The proportion of
newly diagnosed HIV-positive men who have sex with men (MSM) in the United
States who were promptly linked to care and started antiretroviral therapy
(ART) increased substantially between 2008 and 2014, investigators report in
the online edition of the Journal of
Infectious Diseases
. But the research also revealed racial disparities in
ART initiation rates, which in 2014 were 9% lower among black compared to white
MSM.

“Blacks continue
to be less likely to be prescribed ARV [antiretroviral] treatment,” comment the
authors. An editorial notes that the differences in ART use “persisted even
after controlling for other predictors of lower access, namely, less education,
lower income and lack of health insurance.” Its author calls for further research
to identify the reasons for this persisting difference.

MSM remain the
group most affected by HIV in the United States. The National HIV/AIDS Strategy
(NHAS), which was originally published in 2010 and updated in 2015, prioritised
prevention and care for MSM, especially
those in the Southern states.

The national
strategy set two important targets: that 85% of people should be linked to
HIV care within three months of diagnosis (one month in the 2015 update) and
that the proportion of people starting ART should also increase.

Investigators
wanted to see if NHAS targets were being achieved among MSM. They therefore
monitored changes in rates of three-month linkage to care and ART initiation
between 2008 and 2014.

The study
population consisted of 1144 adult MSM in 2008, increasing to 1228 in 2011 and
1716 in 2014. Participants were recruited at treatment centres in 20 cities
across the United States. Data were obtained on predictors of engagement with
care, including age, level of education, health insurance, region and race.

The proportion of
white MSM decreased by 14% between 2008 and 2014 whereas the proportion of
black MSM increased by 13%. The proportion of people with health insurance
increased from 75% to 86%.

Overall, the
proportion of people linked to care within three months of diagnosis
increased from 79% in 2008 to 87% in 2014 (prevalence ratio [PR] = 1.05; 95%
CI, 1.03-1.07).

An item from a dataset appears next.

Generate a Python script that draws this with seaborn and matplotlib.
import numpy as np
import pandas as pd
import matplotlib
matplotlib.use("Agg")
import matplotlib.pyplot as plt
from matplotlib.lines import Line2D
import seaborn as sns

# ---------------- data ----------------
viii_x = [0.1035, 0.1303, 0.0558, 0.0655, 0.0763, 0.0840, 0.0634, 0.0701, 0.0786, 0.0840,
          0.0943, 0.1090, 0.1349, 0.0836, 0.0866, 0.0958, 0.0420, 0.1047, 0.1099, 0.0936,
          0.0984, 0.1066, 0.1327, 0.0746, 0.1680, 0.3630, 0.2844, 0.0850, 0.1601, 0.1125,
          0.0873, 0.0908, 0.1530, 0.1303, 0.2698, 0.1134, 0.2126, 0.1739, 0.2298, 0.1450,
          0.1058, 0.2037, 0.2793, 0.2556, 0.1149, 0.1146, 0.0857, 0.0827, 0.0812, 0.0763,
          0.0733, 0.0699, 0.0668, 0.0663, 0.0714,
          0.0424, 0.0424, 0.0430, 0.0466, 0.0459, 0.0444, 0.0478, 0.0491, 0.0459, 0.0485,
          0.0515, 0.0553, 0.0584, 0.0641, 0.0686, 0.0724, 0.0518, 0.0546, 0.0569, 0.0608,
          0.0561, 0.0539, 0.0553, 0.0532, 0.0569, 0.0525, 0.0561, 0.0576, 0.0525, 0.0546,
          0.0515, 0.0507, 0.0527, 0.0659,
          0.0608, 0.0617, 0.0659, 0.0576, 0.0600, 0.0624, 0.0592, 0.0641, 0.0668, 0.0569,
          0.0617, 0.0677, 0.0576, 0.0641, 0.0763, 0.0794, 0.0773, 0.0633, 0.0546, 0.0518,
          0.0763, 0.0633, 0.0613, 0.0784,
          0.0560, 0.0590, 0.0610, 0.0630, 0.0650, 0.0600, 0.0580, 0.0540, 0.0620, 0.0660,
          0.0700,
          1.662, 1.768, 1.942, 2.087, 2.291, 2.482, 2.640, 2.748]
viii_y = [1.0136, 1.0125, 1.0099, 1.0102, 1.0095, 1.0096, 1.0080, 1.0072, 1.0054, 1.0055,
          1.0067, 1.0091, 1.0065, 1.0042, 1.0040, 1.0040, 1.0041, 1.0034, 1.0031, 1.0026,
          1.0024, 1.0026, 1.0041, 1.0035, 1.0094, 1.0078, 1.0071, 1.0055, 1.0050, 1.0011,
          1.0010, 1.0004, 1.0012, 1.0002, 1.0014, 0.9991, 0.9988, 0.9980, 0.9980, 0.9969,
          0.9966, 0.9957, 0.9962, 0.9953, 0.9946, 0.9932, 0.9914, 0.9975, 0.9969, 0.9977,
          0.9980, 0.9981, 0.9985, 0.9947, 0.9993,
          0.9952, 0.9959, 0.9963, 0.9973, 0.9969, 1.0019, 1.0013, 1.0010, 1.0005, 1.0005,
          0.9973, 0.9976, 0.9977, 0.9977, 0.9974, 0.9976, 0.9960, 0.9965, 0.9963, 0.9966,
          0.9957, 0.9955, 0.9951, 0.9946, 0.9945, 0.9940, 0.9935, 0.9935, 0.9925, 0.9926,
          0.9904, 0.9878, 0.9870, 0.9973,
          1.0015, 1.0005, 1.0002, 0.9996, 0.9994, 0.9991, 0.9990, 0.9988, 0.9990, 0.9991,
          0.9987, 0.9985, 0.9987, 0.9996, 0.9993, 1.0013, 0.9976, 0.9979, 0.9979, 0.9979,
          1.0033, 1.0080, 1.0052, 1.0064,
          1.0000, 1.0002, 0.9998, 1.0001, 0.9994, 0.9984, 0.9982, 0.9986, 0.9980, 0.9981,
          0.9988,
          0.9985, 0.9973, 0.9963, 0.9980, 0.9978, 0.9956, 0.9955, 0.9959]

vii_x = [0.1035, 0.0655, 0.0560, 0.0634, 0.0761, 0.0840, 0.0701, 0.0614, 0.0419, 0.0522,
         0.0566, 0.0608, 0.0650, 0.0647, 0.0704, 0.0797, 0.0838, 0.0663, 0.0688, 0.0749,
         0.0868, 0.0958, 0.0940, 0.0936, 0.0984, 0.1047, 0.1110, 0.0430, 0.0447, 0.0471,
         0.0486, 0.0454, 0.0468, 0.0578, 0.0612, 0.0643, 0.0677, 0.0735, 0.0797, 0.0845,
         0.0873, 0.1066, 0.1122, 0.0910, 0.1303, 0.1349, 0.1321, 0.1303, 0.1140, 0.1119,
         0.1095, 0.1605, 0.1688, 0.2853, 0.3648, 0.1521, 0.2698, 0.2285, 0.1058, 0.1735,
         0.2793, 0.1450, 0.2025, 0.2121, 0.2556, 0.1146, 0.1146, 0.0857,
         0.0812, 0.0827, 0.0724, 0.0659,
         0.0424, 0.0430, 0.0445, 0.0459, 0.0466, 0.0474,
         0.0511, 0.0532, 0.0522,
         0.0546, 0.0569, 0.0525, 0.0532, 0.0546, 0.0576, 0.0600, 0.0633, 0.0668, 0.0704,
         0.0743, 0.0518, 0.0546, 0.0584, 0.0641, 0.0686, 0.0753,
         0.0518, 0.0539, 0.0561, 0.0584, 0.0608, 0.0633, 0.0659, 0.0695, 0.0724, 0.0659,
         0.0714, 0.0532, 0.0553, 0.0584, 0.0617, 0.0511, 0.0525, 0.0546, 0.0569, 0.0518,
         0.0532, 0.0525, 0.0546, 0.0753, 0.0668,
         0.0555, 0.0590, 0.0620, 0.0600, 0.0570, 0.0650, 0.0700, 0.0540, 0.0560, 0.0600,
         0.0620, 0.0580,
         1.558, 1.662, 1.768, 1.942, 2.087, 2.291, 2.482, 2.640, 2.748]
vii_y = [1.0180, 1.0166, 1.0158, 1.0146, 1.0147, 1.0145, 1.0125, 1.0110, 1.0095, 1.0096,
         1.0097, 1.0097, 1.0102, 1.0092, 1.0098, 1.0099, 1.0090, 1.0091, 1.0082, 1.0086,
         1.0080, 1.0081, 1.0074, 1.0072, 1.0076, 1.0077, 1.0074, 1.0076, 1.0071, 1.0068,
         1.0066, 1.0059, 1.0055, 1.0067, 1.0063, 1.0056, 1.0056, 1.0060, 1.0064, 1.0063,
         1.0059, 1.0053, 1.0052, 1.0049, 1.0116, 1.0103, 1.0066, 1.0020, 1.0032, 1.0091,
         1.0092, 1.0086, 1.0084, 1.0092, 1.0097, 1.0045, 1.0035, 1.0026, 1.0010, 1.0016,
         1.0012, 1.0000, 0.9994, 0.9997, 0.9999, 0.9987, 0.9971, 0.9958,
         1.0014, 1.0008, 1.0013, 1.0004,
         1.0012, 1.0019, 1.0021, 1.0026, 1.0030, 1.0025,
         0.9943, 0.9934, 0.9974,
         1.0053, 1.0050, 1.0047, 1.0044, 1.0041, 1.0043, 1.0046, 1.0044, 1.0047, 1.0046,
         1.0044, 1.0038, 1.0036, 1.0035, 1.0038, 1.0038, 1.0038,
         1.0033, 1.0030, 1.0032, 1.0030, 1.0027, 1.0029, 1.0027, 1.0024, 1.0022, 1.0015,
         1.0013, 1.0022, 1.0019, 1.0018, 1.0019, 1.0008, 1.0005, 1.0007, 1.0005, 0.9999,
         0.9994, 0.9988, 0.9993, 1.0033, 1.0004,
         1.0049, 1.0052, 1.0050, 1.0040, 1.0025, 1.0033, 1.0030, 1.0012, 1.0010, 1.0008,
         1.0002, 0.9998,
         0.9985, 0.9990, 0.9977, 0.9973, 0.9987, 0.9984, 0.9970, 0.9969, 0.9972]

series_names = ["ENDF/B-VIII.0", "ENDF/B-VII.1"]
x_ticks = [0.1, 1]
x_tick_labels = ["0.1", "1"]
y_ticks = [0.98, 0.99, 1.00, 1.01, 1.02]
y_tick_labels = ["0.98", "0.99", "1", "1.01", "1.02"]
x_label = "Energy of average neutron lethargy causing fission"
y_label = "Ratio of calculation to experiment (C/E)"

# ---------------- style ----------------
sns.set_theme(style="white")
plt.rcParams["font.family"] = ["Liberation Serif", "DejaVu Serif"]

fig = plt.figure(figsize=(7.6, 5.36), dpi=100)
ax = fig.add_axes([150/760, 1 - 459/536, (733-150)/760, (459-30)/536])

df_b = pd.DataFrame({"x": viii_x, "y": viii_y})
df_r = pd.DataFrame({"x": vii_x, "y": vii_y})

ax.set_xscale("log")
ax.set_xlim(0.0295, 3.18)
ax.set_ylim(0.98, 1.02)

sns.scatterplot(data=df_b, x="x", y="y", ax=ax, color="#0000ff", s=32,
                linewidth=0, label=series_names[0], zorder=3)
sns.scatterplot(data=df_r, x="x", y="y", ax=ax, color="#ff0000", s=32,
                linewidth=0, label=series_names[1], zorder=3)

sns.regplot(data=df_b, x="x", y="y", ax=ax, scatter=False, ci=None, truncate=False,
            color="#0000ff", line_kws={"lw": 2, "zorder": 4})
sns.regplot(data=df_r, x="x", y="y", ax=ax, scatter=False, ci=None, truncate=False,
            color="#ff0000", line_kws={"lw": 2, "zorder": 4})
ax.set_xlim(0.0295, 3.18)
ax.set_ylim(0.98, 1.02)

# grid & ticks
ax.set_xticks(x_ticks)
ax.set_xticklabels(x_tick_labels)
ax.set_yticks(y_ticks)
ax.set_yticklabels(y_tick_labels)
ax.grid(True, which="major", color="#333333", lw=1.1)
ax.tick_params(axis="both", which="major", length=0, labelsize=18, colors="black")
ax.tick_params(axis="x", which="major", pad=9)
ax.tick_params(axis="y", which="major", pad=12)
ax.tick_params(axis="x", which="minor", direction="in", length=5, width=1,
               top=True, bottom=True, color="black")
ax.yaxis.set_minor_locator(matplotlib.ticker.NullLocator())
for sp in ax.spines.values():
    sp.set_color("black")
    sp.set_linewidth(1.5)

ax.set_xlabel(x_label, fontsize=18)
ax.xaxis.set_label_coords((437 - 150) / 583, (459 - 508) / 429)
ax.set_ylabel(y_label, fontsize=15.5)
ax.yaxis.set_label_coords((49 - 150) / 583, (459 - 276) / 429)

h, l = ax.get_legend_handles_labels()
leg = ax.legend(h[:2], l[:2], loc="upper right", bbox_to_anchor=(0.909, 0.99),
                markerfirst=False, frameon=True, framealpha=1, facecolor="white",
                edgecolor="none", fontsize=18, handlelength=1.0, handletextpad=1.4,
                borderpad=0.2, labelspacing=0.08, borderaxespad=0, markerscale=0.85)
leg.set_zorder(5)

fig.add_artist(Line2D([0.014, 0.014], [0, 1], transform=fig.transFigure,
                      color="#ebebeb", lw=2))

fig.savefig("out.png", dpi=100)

The proportion of people linked to care increased by
approximately 5% each three-year period, and the rate of increase was similar
across subgroups. However, linkage to care was more likely among people with
higher levels of education and health insurance.

The proportion of
people linked to care within one month of diagnosis also increased, from 75%
in 2008 to 78% in 2014 (PR = 1.04; 95% CI, 1.02-1.07). 

Overall prevalence
of ART increased from 69% in 2008 to 88% in 2014 (PR = 1.15; 95% CI,
1.12-1.18), a percentage change of 15% per three years.

In all years,
higher rates of ART use were observed among white people, older age groups, better
educated MSM and those with insurance. There were also regional disparities,
with people in Southern states having the lowest level of ART use. But the
association with region and poor ART uptake disappeared when the investigators
took into account race. In 2014, black MSM were 9% less likely to be on ART
compared to white MSM (83% vs 92%).

Although the proportion of uninsured men on ART has increased from 50% in 2008 to 70% in 2014, men with current health insurance remain more likely to be on ART. In 2014 90% of the currently insured were on ART. The authors note that men who live in the South are less likely to be insured because fewer Southern states have expanded Medicaid coverage under the Affordable Care Act.

“Our analysis
demonstrated increases in linkage to care and ARV treatment among HIV-positive
MSM,” conclude the authors. “Despite these increases, a large disparity in ARV
provision between white and black MSM remains, particularly in the South, where
the population density of black MSM is greater.”

The editorial
offers several possible reasons for this enduring racial disparity, including
substance and alcohol use, education, lower income, mental health, clandestine
sexual orientation, stigma and community attitudes and lack of social support
and networks.

Understanding the
racial differences in ART use should be a research priority, says the author.
Experience thus far suggests that the gap can be bridged using innovate
programmes such as community outreach, peer educators and use of incentives.

“The issues
involved are often as much societal as medical, as with access to housing and
education, employment and adequate income, substance use and mental health
services, and other social determinants of health,” concludes the author. “How
health systems can be improved and linked to communities of need without
addressing these overarching issues remains a massive challenge for
investigators and implementers alike.”